Add alignment_mode argument to Span.char_span()

2025-08-04 04:10:20 +03:00 · 2023-01-23 11:25:51 +10:00 · 2023-01-23 11:25:51 +10:00 · 02f2af3ad8
commit 02f2af3ad8
parent f9e020dd67
2 changed files with 9 additions and 3 deletions
--- a/spacy/tokens/span.pyi
+++ b/spacy/tokens/span.pyi
@ -98,6 +98,7 @@ class Span:
        label: Union[int, str] = ...,
        kb_id: Union[int, str] = ...,
        vector: Optional[Floats1d] = ...,
        alignment_mode: str = ...,
    ) -> Span: ...
    @property
    def conjuncts(self) -> Tuple[Token]: ...
--- a/spacy/tokens/span.pyx
+++ b/spacy/tokens/span.pyx
@ -362,7 +362,7 @@ cdef class Span:
        result = xp.dot(vector, other.vector) / (self.vector_norm * other.vector_norm)
        # ensure we get a scalar back (numpy does this automatically but cupy doesn't)
        return result.item()
-    
+
    cpdef np.ndarray to_array(self, object py_attr_ids):
        """Given a list of M attribute IDs, export the tokens to a numpy
        `ndarray` of shape `(N, M)`, where `N` is the length of the document.
@ -639,7 +639,7 @@ cdef class Span:
        else:
            return self.doc[root]
-    def char_span(self, int start_idx, int end_idx, label=0, kb_id=0, vector=None, id=0):
+    def char_span(self, int start_idx, int end_idx, label=0, kb_id=0, vector=None, alignment_mode="strict", id=0):
        """Create a `Span` object from the slice `span.text[start : end]`.
        start (int): The index of the first character of the span.

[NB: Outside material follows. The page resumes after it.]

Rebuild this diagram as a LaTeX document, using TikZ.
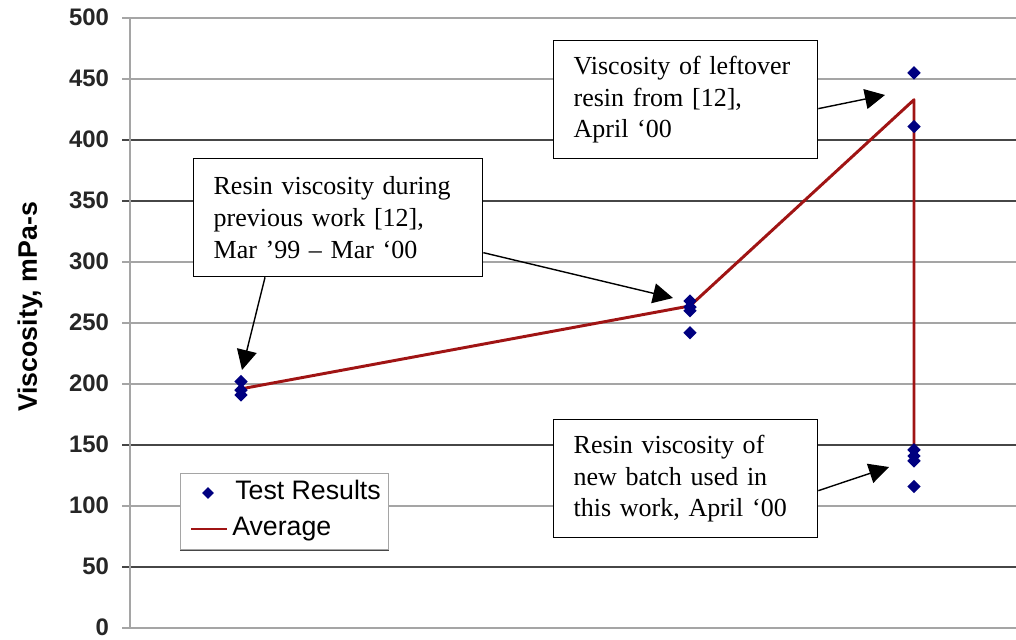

@ -649,11 +649,16 @@ cdef class Span:
        kb_id (uint64 or string):  An ID from a KB to capture the meaning of a named entity.
        vector (ndarray[ndim=1, dtype='float32']): A meaning representation of
            the span.
        alignment_mode (str): How character indices are aligned to token
            boundaries. Options: "strict" (character indices must be aligned
            with token boundaries), "contract" (span of all tokens completely
            within the character span), "expand" (span of all tokens at least
            partially covered by the character span). Defaults to "strict".
        RETURNS (Span): The newly constructed object.
        """
        start_idx += self.c.start_char
        end_idx += self.c.start_char
-        return self.doc.char_span(start_idx, end_idx, label=label, kb_id=kb_id, vector=vector)
+        return self.doc.char_span(start_idx, end_idx, label=label, kb_id=kb_id, vector=vector, alignment_mode=alignment_mode)
    @property
    def conjuncts(self):